Create a long-form dataset with tidyr or reshape2

There are at least two packages, which let you create data in a long-format. This a step in the process of getting tidy data. For many functions you need your data in this format, for example when creating a chart with multiple lines in ggplot2 in R.

When do you need this?

When your data is stacked:

year 1  2
2013 54 65
2014 34 90
2015 89 100

This form violates two thirds of Hadley Wickham’s rules for tidy data:

  1. Each variable forms a column

  2. Each observation forms a row

  3. Each data set contains information on only one observational unit of analysis (e.g., families, participants, participant visits)

The same data in the best practice longform:

year treatment result
2013 1 54
2013 2 65
2014 1 34
2014 2 90
2015 1 89
2015 2 100

Now, every variable has its column, every observation is a row.

Two packages to get long-form data

  1. Reshape2
  2. Tidyr

Reshape2

The central function in reshape2 is called melt()

Example with dataset above:

library(reshape2)
data_long <- melt(data, id.vars="year", measure.vars=c("treatment a", "treatment b"), variable.name="treatment", value.name="result")

measure.vars: which columns need to be packed in melted into one column

variable.name: how is this new column called?
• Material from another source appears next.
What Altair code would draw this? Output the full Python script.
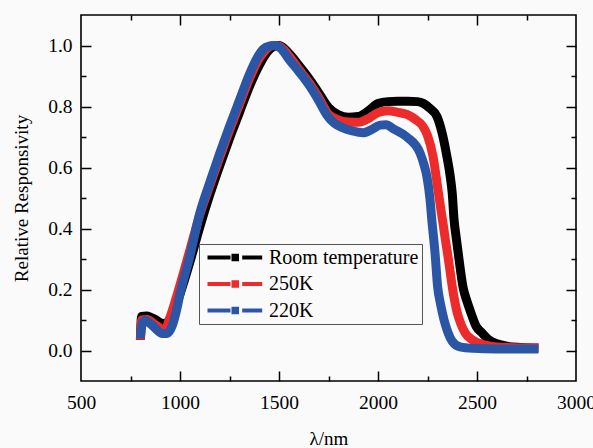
import altair as alt
import pandas as pd

# ---------------- data ----------------
rt_x = [800, 806, 830, 855, 880, 905, 925, 950, 975, 1000, 1050, 1100, 1150, 1200, 1250, 1300, 1350, 1400, 1440, 1470,
        1500, 1530, 1560, 1600, 1650, 1700, 1750, 1800, 1850, 1900, 1950, 2000, 2050, 2100, 2150, 2200, 2230, 2260,
        2298, 2325, 2348, 2365, 2375, 2384, 2395, 2409, 2429, 2450, 2469, 2495, 2525, 2560, 2600, 2650, 2720, 2810]
rt_y = [0.035, 0.112, 0.113, 0.108, 0.100, 0.090, 0.088, 0.105, 0.140, 0.185, 0.290, 0.405, 0.510, 0.605, 0.695,
        0.780, 0.865, 0.935, 0.978, 0.996, 1.000, 0.988, 0.967, 0.935, 0.893, 0.845, 0.797, 0.773, 0.765, 0.767,
        0.785, 0.810, 0.816, 0.817, 0.817, 0.816, 0.810, 0.795, 0.767, 0.710, 0.636, 0.570, 0.515, 0.430, 0.370,
        0.300, 0.209, 0.160, 0.124, 0.080, 0.058, 0.035, 0.022, 0.014, 0.010, 0.008]

k250_x = [800, 807, 835, 860, 885, 910, 925, 950, 975, 1000, 1050, 1100, 1150, 1200, 1250, 1300, 1350, 1400, 1440,
          1470, 1500, 1530, 1560, 1600, 1650, 1700, 1750, 1800, 1850, 1900, 1950, 2000, 2050, 2100, 2146, 2190, 2227,
          2250, 2278, 2303, 2318, 2330, 2341, 2352, 2365, 2375, 2388, 2400, 2420, 2440, 2470, 2505, 2560, 2650, 2810]
k250_y = [0.035, 0.100, 0.102, 0.092, 0.080, 0.070, 0.070, 0.110, 0.160, 0.215, 0.330, 0.445, 0.540, 0.632, 0.722,
          0.806, 0.890, 0.958, 0.990, 1.000, 0.998, 0.982, 0.958, 0.922, 0.880, 0.830, 0.775, 0.756, 0.749, 0.748,
          0.760, 0.780, 0.786, 0.781, 0.774, 0.757, 0.735, 0.705, 0.636, 0.527, 0.460, 0.410, 0.360, 0.315, 0.255,
          0.209, 0.160, 0.124, 0.085, 0.058, 0.038, 0.025, 0.015, 0.010, 0.008]

k220_x = [800, 810, 825, 850, 880, 910, 935, 960, 980, 1000, 1050, 1100, 1150, 1200, 1250, 1300, 1350, 1390, 1420,
          1450, 1480, 1510, 1550, 1600, 1650, 1700, 1742, 1780, 1823, 1870, 1924, 1970, 2010, 2040, 2080, 2146, 2212,
          2232, 2247, 2262, 2273, 2288, 2301, 2315, 2325, 2340, 2354, 2375, 2414, 2480, 2600, 2810]
k220_y = [0.040, 0.090, 0.098, 0.088, 0.070, 0.056, 0.056, 0.080, 0.125, 0.185, 0.310, 0.450, 0.550, 0.645, 0.735,
          0.820, 0.905, 0.960, 0.988, 0.998, 1.000, 0.990, 0.955, 0.915, 0.872, 0.820, 0.772, 0.745, 0.730, 0.720,
          0.714, 0.725, 0.739, 0.740, 0.726, 0.700, 0.648, 0.610, 0.570, 0.500, 0.420, 0.320, 0.210, 0.155, 0.124,
          0.085, 0.058, 0.030, 0.012, 0.007, 0.005, 0.005]

series_names = ["Room temperature", "250K", "220K"]
series_colors = ["#000000", "#EE2B2B", "#2B56A6"]

x_labels = [500, 1000, 1500, 2000, 2500, 3000]
x_major = [1000, 1500, 2000, 2500]
x_minor = [750, 1250, 1750, 2250, 2750]
y_labels = [0.0, 0.2, 0.4, 0.6, 0.8, 1.0]
y_major = [0.0, 0.2, 0.4, 0.6, 0.8, 1.0]
y_minor = [0.1, 0.3, 0.5, 0.7, 0.9]

# ---------------- table ----------------
rows = []
for name, xs, ys in zip(series_names, [rt_x, k250_x, k220_x], [rt_y, k250_y, k220_y]):
    for i, (a, b) in enumerate(zip(xs, ys)):
        rows.append({"x": a, "y": b, "series": name, "i": i})
df = pd.DataFrame(rows)

W, H = 495, 366
FONT = "Liberation Serif"
FS = 19.5

xscale = alt.Scale(domain=[500, 3000], nice=False, zero=False)
yscale = alt.Scale(domain=[-0.1, 1.1], nice=False, zero=False)

def tick_axis(orient, values, size, offset):
    return alt.Axis(orient=orient, values=values, tickSize=size, offset=offset, labels=False,
                    domain=False, grid=False, title=None, ticks=True, tickColor="black", tickWidth=1.5)

legend_path = "M-1,0L3.6,0M3.8,-0.37L5.3,-0.37M3.8,0.37L5.3,0.37M5.94,0L9.94,0"

color = alt.Color(
    "series:N",
    scale=alt.Scale(domain=series_names, range=series_colors),
    legend=alt.Legend(
        title=None, orient="none", legendX=118, legendY=229,
        symbolType=legend_path, symbolSize=100, symbolStrokeWidth=4,
        labelOffset=46.5, labelFont=FONT, labelFontSize=20, labelColor="black",
        labelExpr="datum.label + '\u2002\u2002'",
        strokeColor="#555555", fillColor="#fafafa", padding=3.5, rowPadding=6.5,
    ),
)

base = alt.Chart(df)

def line_layer(name, xaxis, yaxis, visible=True):
    enc = dict(
        x=alt.X("x:Q", scale=xscale, axis=xaxis),
        y=alt.Y("y:Q", scale=yscale, axis=yaxis),
        order="i:Q",
        strokeWidth=alt.value(9),
    )
    if visible:
        enc["color"] = color
        mk = base.mark_line(interpolate="monotone", strokeCap="butt", strokeJoin="round")
    else:
        mk = base.mark_line(opacity=0)
    return mk.encode(**enc).transform_filter(alt.datum.series == name)

label_x_axis = alt.Axis(orient="bottom", values=x_labels, format="d", ticks=False, tickSize=0, domain=False,
                        grid=False, labelPadding=12, labelFlush=False, title="λ/nm", titlePadding=18,
                        labelFont=FONT, labelFontSize=FS, labelColor="black",
                        titleFont=FONT, titleFontSize=19, titleFontWeight="normal", titleColor="black")
label_y_axis = alt.Axis(orient="left", values=y_labels, format=".1f", ticks=False, tickSize=0, domain=False,
                        grid=False, labelPadding=9, labelFlush=False, title="Relative Responsivity",
                        titlePadding=16,
                        labelFont=FONT, labelFontSize=FS, labelColor="black",
                        titleFont=FONT, titleFontSize=19, titleFontWeight="normal", titleColor="black")

dummy1 = line_layer("220K", tick_axis("top", x_minor, 5, -H), tick_axis("right", y_minor, 5, -W), visible=False)
dummy2 = line_layer("220K", tick_axis("bottom", x_minor, 5, -H), tick_axis("left", y_minor, 5, -W), visible=False)
black = line_layer("Room temperature", label_x_axis, label_y_axis)
red = line_layer("250K", tick_axis("top", x_major, 10, -H), tick_axis("right", y_major, 10, -W))
blue = line_layer("220K", tick_axis("bottom", x_major, 10, -H), tick_axis("left", y_major, 10, -W))

chart = (
    alt.layer(dummy1, dummy2, black, red, blue)
    .resolve_axis(x="independent", y="independent")
    .properties(
        width=W, height=H,
        padding={"left": 81, "top": 15, "right": 17, "bottom": 67},
        autosize=alt.AutoSizeParams(type="none"),
        background="#fafafa",
    )
    .configure_view(stroke="black", strokeWidth=1.6)
    .configure_axis(
        labelFont=FONT, labelFontSize=FS, labelColor="black",
        titleFont=FONT, titleFontSize=19, titleFontWeight="normal", titleColor="black",
        tickColor="black", tickWidth=1.5,
    )
)

chart.save("out.html", embed_options={"renderer": "svg", "actions": False})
value.name: how is the value column called? default: value

Learn more about reshape2 in a tutorial: An Introduction to reshape2

Tidyr

The function with tidyr is gather

library(tidyr)
gather(year, result, 1:2)

Suppose you have 5 different treatments and the header row of your stacked data looks like this:

year 1 2 3 4 5

The code is then:

gather(year, result, 1:5)

A tutorial for tidyr: Data Processing with dplyr & tidyr

Both packages are by Hadley Wickham, they can do much more than making stacked data long.